Earlier this week The New York Times reported that the banks have admitted to hundreds of mistaken foreclosures as part of an analysis required by the government in the $25 billion settlement made last year.
This is our first and possibly only look (the exact numbers will not be publicly released) into how bad the foreclosure crisis really was, and it’s not pretty. More than a year has passed since the settlement was reached, and some of the unfair foreclosures date back as far as 2006. Nearly two dozen homes were wrongfully seized, the banks now admit.
Some of these cases were already known, such as that of Sgt. James B. Hurley, a disabled Iraq War vet whose Michigan home was sold two months before he came back to the country. His court battle dragged out over years. The NYT highlights other cases:
In 2011, JPMorgan settled claims that it inappropriately foreclosed on 18 military service members and overcharged 6,000. Bank of America and Morgan Stanley also struck a pact with the Justice Department to settle claims they foreclosed on 178 military members between 2006 and 2009.
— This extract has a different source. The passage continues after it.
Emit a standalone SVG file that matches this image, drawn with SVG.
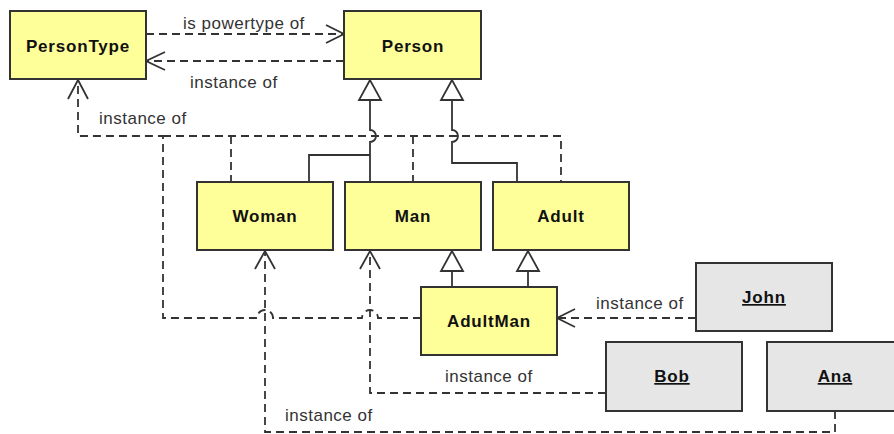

But the analysis shows there were many more. JPMorgan, Wells Fargo and Bank of America each found about 200 additional foreclosure cases, and Citigroup found over 100. This, of course, was illegal – even if the paperwork had been legitimate. The Servicemembers Civil Relief Act demands banks get court approval to foreclose on active-duty members. No word on whether any additional legal action will be taken.